One of the nation’s biggest ice cream brands has joined with a gun-control group to push for removing police from schools.
On Friday, Ben & Jerry’s announced it partnered with March for Our Lives on a new digital ad campaign. The pair launched an ad campaign they said would primarily target swing states, including Georgia, Pennsylvania, and Michigan. They didn’t say how much money they planned to spend on the ads but said the ads would run on Facebook and Instagram through October 2nd.
“For too long, our approach to student safety has been to harden our schools with armed police officers, locked doors, fences, and metal detectors, all of which have proved ineffective in protecting students,” Christopher Miller, Global Social Mission Director at Ben & Jerry’s, said in a statement. “Instead of investing resources that make our schools feel like prisons that disproportionately impact Black and Brown students, we should be investing in creating schools that foster growth, development, and learning by investing in school counselors, mental health professionals, and trauma-informed staff.”
The ad campaign is the ice cream company’s latest foray into political activism. The brand’s founders are well known for their progressive politics. While Ben & Jerry’s is now a wholly-owned subsidiary of multinational conglomerate Unilever, it has tried to keep up its image as a progressive brand. Its foundation gave $5.1 million to “support progressive, justice-focused grassroots organizing” last year.
That activism has sometimes generated serious backlash for Unilever. In 2021, the company was accused of antisemitism after Ben & Jerry’s briefly cut off ice cream sales to some parts of Israel. However, since then, the ice cream brand has continued to donate to other progressive causes.
March for Our Lives is now one of the groups benefiting from the company’s activism.
“Our children deserve more than reactive, fear-driven policies that turn their schools into prisons and do little or nothing to prevent school shootings,” Natalie Fall, Executive Director of March For Our Lives, said in a statement. “We’re proud to partner with our friends at Ben & Jerry’s to shine a light on the misguided policies that are fueling the school-to-prison pipeline.”
The effort to highlight the potential negative consequences of stationing police in schools comes as a pair of school resource officers ended a shooting at a Georgia High School.

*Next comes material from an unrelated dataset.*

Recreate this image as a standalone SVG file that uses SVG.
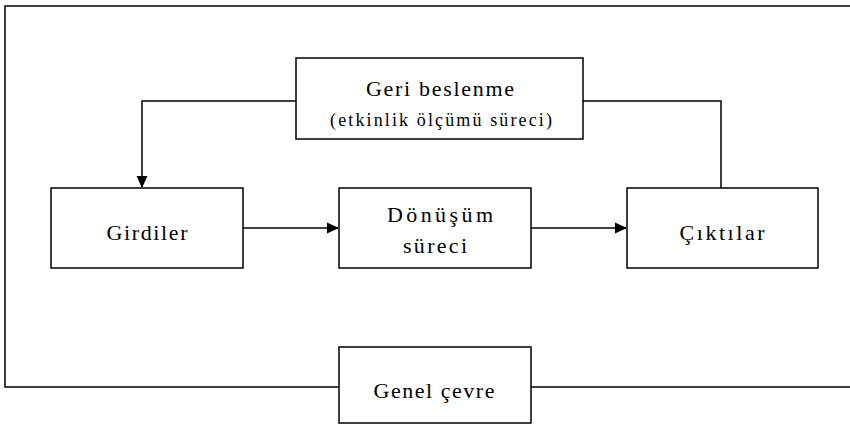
<svg xmlns="http://www.w3.org/2000/svg" width="850" height="430" viewBox="0 0 850 430">
<style>
.box{fill:#fff;stroke:#000;stroke-width:1.5}
.ln{fill:none;stroke:#000;stroke-width:1.5}
text{font-size:22px;fill:#000;text-anchor:middle}
.sm{font-size:18px}
</style>
<defs>
<marker id="ah" markerWidth="12" markerHeight="12" refX="11" refY="6" orient="auto" markerUnits="userSpaceOnUse">
<path d="M0,0.5 L12,6 L0,11.5 Z" fill="#000"/>
</marker>
</defs>
<g id="connectors">
<path class="ln" d="M850,6 H5 V387 H850"/>
<path class="ln" d="M296,101 H142 V187" marker-end="url(#ah)"/>
<path class="ln" d="M583,101 H721 V188"/>
<path class="ln" d="M243,228 H338" marker-end="url(#ah)"/>
<path class="ln" d="M531,228 H626" marker-end="url(#ah)"/>
</g>
<g font-family="'Liberation Serif', 'DejaVu Serif', serif">
<g id="feedback">
<rect class="box" x="296" y="58" width="287" height="81"/>
<text x="440" y="96" textLength="148" lengthAdjust="spacing">Geri beslenme</text>
<text class="sm" x="441" y="126" textLength="222" lengthAdjust="spacing">(etkinlik ölçümü süreci)</text>
</g>
<g id="inputs">
<rect class="box" x="51" y="188" width="192" height="80"/>
<text x="147" y="240" textLength="81" lengthAdjust="spacing">Girdiler</text>
</g>
<g id="transformation">
<rect class="box" x="339" y="188" width="192" height="80"/>
<text x="440" y="222" textLength="106" lengthAdjust="spacing">Dönüşüm</text>
<text x="435" y="253" textLength="64" lengthAdjust="spacing">süreci</text>
</g>
<g id="outputs">
<rect class="box" x="627" y="188" width="191" height="80"/>
<text x="722" y="240" textLength="85" lengthAdjust="spacing">Çıktılar</text>
</g>
<g id="environment">
<rect class="box" x="339" y="347" width="192" height="76"/>
<text x="434" y="398" textLength="121" lengthAdjust="spacing">Genel çevre</text>
</g>
</g>
</svg>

While they were unable to prevent the shooting that took four lives, multiple law enforcement officials have credited their relatively quick response with saving many more children from being killed.
Still, the pair called the use of school resource officers and other techniques to “harden” schools are “outdated, broken solutions that turn schools into fortresses, not places of learning.”
They said they intended to use the ad campaign to boost support for the Counseling Not Criminalization in Schools Act, which was introduced by Congresswoman Ayanna Pressley (D., Mass) and Senator Chris Murphy (D., Conn.) last November. That bill has just 27 sponsors in the House of Representatives and seven in the Senate. All of them are Democrats.
The campaign will be supplemented by a mid-September lobby day in Washington, DC, featuring “students, parents, and survivors” who will speak with their representatives about the bill.